### WHAT TO DO
Are you able to quote each entry exactly as written?

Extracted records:

•••

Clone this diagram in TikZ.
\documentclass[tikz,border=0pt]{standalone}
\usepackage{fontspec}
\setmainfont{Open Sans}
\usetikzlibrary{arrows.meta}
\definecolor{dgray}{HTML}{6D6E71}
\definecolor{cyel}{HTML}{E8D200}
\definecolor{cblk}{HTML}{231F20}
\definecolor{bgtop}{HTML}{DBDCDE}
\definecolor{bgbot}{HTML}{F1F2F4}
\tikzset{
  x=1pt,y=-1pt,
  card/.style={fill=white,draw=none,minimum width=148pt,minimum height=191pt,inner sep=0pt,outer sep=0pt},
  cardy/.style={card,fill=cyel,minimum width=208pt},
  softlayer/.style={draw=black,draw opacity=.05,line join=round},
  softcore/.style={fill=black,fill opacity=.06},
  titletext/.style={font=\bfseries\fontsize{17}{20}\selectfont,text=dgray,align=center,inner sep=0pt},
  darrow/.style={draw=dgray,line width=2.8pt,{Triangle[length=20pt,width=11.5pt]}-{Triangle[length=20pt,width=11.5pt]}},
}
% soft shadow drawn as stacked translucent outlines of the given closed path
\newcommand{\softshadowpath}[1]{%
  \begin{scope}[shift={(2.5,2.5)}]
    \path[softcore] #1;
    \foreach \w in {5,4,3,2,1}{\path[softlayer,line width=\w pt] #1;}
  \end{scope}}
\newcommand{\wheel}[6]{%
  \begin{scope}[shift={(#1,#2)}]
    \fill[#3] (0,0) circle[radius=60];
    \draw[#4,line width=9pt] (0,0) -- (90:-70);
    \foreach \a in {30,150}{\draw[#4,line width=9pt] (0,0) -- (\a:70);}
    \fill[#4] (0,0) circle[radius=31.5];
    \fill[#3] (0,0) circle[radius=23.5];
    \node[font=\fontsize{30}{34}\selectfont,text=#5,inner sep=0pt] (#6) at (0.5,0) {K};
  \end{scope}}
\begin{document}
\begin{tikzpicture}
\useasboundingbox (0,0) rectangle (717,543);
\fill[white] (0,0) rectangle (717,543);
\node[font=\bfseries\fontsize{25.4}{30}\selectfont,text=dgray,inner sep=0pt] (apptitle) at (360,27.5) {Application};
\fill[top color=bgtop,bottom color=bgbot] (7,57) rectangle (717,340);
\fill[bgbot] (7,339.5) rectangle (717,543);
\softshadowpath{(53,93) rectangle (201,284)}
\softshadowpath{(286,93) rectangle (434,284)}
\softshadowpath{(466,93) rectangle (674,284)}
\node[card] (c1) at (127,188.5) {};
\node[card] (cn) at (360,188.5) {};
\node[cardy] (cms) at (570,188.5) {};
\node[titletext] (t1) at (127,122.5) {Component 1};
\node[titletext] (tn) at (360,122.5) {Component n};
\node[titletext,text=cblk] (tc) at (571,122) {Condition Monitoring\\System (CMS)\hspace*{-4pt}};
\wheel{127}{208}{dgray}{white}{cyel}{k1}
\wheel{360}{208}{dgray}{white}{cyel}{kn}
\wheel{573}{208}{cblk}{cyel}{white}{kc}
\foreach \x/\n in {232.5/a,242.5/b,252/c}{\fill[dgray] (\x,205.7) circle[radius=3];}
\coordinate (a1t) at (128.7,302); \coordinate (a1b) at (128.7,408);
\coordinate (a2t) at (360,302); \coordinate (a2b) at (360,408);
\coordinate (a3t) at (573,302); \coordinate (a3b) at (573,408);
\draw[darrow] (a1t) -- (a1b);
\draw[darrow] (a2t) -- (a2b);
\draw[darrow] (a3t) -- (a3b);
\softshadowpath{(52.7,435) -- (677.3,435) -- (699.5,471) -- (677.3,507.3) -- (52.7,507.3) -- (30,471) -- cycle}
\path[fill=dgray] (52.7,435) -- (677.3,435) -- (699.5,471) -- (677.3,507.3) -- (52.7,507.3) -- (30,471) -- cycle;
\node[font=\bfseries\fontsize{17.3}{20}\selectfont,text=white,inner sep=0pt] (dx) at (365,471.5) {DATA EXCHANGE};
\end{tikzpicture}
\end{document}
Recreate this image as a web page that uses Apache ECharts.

•••

### FULL SOLUTION
Clone this diagram in TikZ.
\documentclass[tikz,border=0pt]{standalone}
\usepackage{fontspec}
\setmainfont{Open Sans}
\usetikzlibrary{arrows.meta}
\definecolor{dgray}{HTML}{6D6E71}
\definecolor{cyel}{HTML}{E8D200}
\definecolor{cblk}{HTML}{231F20}
\definecolor{bgtop}{HTML}{DBDCDE}
\definecolor{bgbot}{HTML}{F1F2F4}
\tikzset{
  x=1pt,y=-1pt,
  card/.style={fill=white,draw=none,minimum width=148pt,minimum height=191pt,inner sep=0pt,outer sep=0pt},
  cardy/.style={card,fill=cyel,minimum width=208pt},
  softlayer/.style={draw=black,draw opacity=.05,line join=round},
  softcore/.style={fill=black,fill opacity=.06},
  titletext/.style={font=\bfseries\fontsize{17}{20}\selectfont,text=dgray,align=center,inner sep=0pt},
  darrow/.style={draw=dgray,line width=2.8pt,{Triangle[length=20pt,width=11.5pt]}-{Triangle[length=20pt,width=11.5pt]}},
}
% soft shadow drawn as stacked translucent outlines of the given closed path
\newcommand{\softshadowpath}[1]{%
  \begin{scope}[shift={(2.5,2.5)}]
    \path[softcore] #1;
    \foreach \w in {5,4,3,2,1}{\path[softlayer,line width=\w pt] #1;}
  \end{scope}}
\newcommand{\wheel}[6]{%
  \begin{scope}[shift={(#1,#2)}]
    \fill[#3] (0,0) circle[radius=60];
    \draw[#4,line width=9pt] (0,0) -- (90:-70);
    \foreach \a in {30,150}{\draw[#4,line width=9pt] (0,0) -- (\a:70);}
    \fill[#4] (0,0) circle[radius=31.5];
    \fill[#3] (0,0) circle[radius=23.5];
    \node[font=\fontsize{30}{34}\selectfont,text=#5,inner sep=0pt] (#6) at (0.5,0) {K};
  \end{scope}}
\begin{document}
\begin{tikzpicture}
\useasboundingbox (0,0) rectangle (717,543);
\fill[white] (0,0) rectangle (717,543);
\node[font=\bfseries\fontsize{25.4}{30}\selectfont,text=dgray,inner sep=0pt] (apptitle) at (360,27.5) {Application};
\fill[top color=bgtop,bottom color=bgbot] (7,57) rectangle (717,340);
\fill[bgbot] (7,339.5) rectangle (717,543);
\softshadowpath{(53,93) rectangle (201,284)}
\softshadowpath{(286,93) rectangle (434,284)}
\softshadowpath{(466,93) rectangle (674,284)}
\node[card] (c1) at (127,188.5) {};
\node[card] (cn) at (360,188.5) {};
\node[cardy] (cms) at (570,188.5) {};
\node[titletext] (t1) at (127,122.5) {Component 1};
\node[titletext] (tn) at (360,122.5) {Component n};
\node[titletext,text=cblk] (tc) at (571,122) {Condition Monitoring\\System (CMS)\hspace*{-4pt}};
\wheel{127}{208}{dgray}{white}{cyel}{k1}
\wheel{360}{208}{dgray}{white}{cyel}{kn}
\wheel{573}{208}{cblk}{cyel}{white}{kc}
\foreach \x/\n in {232.5/a,242.5/b,252/c}{\fill[dgray] (\x,205.7) circle[radius=3];}
\coordinate (a1t) at (128.7,302); \coordinate (a1b) at (128.7,408);
\coordinate (a2t) at (360,302); \coordinate (a2b) at (360,408);
\coordinate (a3t) at (573,302); \coordinate (a3b) at (573,408);
\draw[darrow] (a1t) -- (a1b);
\draw[darrow] (a2t) -- (a2b);
\draw[darrow] (a3t) -- (a3b);
\softshadowpath{(52.7,435) -- (677.3,435) -- (699.5,471) -- (677.3,507.3) -- (52.7,507.3) -- (30,471) -- cycle}
\path[fill=dgray] (52.7,435) -- (677.3,435) -- (699.5,471) -- (677.3,507.3) -- (52.7,507.3) -- (30,471) -- cycle;
\node[font=\bfseries\fontsize{17.3}{20}\selectfont,text=white,inner sep=0pt] (dx) at (365,471.5) {DATA EXCHANGE};
\end{tikzpicture}
\end{document}
Recreate this image as a web page that uses Apache ECharts.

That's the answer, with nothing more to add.